> What to work on:
Below are some entries. Work out how many of their lines hold the word "this", and write that number alone.

┄┄┄┄┄┄

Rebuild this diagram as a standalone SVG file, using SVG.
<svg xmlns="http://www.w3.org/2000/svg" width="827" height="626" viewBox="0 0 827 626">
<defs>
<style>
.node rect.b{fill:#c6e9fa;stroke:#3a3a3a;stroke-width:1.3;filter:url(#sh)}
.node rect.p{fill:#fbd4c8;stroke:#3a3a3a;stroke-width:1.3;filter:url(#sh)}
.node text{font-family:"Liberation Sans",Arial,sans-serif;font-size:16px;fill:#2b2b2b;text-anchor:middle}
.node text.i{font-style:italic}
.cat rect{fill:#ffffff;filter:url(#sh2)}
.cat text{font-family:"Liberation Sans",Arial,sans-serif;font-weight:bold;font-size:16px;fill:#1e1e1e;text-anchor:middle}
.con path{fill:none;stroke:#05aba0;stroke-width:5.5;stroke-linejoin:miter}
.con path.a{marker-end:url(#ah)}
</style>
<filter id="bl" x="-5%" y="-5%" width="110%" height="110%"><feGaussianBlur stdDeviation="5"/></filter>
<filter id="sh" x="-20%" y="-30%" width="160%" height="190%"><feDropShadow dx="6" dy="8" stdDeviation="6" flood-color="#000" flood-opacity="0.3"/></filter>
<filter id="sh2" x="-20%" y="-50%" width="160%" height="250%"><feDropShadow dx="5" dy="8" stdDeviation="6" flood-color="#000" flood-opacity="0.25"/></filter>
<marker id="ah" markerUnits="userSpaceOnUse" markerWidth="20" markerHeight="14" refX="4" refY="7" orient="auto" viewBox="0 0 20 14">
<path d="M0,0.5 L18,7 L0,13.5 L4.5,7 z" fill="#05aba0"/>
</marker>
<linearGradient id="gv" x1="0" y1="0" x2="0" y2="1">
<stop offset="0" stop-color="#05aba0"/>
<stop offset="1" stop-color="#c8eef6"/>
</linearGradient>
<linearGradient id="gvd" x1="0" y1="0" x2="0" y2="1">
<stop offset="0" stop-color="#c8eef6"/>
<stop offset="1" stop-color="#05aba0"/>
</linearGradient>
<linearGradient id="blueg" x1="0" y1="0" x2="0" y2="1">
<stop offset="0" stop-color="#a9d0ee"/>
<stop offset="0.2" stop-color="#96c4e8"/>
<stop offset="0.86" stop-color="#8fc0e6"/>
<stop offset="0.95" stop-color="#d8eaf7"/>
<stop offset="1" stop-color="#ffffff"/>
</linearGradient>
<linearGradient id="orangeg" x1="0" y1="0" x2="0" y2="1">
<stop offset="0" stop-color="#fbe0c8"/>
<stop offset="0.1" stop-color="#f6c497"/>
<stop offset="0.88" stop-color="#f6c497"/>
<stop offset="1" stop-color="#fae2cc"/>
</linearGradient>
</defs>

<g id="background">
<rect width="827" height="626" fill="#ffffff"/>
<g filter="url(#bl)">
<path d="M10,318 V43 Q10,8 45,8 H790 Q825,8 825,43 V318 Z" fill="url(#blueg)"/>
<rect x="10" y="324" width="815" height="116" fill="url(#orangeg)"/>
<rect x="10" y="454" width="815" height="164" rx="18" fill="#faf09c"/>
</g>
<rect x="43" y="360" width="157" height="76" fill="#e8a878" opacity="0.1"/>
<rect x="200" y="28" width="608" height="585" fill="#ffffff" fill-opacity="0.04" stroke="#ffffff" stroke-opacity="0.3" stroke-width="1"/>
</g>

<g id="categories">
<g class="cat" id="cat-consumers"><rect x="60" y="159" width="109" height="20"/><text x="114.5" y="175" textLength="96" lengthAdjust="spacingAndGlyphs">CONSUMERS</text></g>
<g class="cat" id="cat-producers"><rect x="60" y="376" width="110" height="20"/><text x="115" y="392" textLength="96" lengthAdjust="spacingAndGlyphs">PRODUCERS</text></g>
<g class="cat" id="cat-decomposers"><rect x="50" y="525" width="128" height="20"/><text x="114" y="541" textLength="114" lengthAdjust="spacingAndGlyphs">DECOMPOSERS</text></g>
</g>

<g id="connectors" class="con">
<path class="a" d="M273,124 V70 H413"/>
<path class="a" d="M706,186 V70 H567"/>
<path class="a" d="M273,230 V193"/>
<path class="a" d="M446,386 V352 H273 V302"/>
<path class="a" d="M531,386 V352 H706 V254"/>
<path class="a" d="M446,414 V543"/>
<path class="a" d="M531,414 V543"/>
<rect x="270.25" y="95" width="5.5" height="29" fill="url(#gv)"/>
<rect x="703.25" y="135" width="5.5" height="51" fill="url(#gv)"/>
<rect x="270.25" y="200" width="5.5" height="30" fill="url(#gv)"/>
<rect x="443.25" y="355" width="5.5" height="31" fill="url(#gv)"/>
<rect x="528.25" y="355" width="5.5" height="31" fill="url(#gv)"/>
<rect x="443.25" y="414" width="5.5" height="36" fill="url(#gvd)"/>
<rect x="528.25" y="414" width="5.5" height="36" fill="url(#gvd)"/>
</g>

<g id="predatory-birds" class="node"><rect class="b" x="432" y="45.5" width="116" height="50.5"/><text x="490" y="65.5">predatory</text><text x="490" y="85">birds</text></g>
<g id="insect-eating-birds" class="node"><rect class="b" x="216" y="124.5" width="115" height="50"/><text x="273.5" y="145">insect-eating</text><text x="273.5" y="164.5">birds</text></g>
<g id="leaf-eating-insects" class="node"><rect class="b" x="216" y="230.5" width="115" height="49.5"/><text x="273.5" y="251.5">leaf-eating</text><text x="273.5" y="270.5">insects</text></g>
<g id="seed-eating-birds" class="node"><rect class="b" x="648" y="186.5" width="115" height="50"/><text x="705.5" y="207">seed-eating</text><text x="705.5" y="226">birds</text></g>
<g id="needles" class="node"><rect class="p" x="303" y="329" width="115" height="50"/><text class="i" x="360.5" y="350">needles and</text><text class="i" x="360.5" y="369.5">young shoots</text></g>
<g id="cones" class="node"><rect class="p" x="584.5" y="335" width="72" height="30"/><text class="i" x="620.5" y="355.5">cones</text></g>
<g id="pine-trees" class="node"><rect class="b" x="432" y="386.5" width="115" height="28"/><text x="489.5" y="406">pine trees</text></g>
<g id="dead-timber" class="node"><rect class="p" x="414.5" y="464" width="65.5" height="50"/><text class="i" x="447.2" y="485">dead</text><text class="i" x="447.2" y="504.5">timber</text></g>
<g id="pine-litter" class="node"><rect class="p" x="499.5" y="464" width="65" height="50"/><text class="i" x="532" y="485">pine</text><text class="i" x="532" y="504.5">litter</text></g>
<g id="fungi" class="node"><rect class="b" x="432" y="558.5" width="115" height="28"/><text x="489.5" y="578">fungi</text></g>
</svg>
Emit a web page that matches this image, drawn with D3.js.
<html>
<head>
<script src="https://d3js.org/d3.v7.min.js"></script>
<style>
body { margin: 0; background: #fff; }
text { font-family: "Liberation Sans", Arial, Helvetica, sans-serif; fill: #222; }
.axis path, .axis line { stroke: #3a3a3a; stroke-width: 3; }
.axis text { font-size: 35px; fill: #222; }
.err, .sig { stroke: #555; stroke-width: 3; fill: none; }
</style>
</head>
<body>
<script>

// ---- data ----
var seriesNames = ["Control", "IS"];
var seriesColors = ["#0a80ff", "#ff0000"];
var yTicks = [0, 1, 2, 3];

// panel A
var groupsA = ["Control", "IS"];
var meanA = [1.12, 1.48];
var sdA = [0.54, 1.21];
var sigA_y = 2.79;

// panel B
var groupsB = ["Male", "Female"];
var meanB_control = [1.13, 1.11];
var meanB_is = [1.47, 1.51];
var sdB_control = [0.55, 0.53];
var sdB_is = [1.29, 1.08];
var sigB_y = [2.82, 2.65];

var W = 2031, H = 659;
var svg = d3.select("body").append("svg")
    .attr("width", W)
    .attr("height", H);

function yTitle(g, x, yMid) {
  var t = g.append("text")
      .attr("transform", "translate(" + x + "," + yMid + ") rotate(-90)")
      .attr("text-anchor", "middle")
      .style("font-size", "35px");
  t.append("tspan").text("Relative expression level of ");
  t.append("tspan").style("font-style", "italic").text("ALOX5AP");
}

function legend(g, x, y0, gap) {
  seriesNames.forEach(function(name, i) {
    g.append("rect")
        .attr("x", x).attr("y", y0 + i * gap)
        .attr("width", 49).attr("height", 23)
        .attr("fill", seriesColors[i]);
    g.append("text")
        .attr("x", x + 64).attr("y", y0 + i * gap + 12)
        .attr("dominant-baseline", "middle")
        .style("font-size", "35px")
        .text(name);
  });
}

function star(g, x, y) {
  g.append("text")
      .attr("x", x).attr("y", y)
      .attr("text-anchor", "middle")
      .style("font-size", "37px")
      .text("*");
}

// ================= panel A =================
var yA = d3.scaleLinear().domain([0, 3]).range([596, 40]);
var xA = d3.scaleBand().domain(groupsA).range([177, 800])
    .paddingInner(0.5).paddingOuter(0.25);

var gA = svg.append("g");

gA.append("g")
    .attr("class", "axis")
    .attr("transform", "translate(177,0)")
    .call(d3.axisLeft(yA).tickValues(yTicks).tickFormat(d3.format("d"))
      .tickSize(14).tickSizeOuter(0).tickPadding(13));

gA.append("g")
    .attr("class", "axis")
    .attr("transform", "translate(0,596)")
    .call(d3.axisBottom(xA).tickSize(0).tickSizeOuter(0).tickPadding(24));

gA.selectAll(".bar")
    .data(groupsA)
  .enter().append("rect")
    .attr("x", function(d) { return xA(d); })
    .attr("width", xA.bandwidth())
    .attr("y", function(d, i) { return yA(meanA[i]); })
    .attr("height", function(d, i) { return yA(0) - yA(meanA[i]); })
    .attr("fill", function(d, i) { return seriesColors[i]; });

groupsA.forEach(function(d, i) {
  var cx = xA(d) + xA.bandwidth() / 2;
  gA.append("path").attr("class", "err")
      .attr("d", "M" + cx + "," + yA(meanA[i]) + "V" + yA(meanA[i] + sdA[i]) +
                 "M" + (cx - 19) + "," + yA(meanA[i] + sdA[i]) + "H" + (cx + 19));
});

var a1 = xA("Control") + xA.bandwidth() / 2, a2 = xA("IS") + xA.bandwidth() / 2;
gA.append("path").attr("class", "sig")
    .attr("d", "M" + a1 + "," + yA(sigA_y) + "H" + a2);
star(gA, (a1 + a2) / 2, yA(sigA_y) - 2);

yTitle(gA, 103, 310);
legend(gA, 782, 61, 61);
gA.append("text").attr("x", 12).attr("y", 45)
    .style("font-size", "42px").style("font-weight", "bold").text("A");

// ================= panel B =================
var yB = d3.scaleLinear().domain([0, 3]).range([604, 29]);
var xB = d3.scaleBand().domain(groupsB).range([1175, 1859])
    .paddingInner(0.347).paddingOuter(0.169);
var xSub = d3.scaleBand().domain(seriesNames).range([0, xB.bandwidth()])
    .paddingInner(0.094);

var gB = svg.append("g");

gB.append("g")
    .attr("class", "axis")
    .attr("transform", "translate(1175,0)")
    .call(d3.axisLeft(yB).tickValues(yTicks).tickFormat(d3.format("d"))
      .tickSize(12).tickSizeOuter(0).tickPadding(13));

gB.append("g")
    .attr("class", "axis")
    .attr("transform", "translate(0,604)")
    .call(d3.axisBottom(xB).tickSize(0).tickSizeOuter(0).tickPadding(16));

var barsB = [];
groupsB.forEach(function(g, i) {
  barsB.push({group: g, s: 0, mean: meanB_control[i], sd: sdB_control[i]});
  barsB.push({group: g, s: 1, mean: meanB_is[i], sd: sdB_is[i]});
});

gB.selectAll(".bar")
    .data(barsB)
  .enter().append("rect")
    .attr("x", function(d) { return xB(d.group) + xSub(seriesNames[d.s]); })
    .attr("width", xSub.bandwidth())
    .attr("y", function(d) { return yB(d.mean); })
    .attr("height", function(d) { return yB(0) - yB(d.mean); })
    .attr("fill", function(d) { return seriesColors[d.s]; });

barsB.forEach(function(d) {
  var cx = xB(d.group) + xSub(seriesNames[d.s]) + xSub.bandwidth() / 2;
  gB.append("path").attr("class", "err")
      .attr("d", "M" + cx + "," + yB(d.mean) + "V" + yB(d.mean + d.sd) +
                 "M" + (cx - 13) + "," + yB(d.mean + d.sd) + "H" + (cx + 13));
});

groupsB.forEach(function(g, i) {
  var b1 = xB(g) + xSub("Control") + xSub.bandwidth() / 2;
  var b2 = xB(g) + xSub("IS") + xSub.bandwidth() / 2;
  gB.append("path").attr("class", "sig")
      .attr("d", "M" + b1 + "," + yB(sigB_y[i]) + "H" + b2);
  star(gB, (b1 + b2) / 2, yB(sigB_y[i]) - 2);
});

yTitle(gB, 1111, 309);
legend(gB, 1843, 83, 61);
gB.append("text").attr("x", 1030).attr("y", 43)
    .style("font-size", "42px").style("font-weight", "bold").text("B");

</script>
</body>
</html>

┄┄┄┄┄┄

> Task result:
2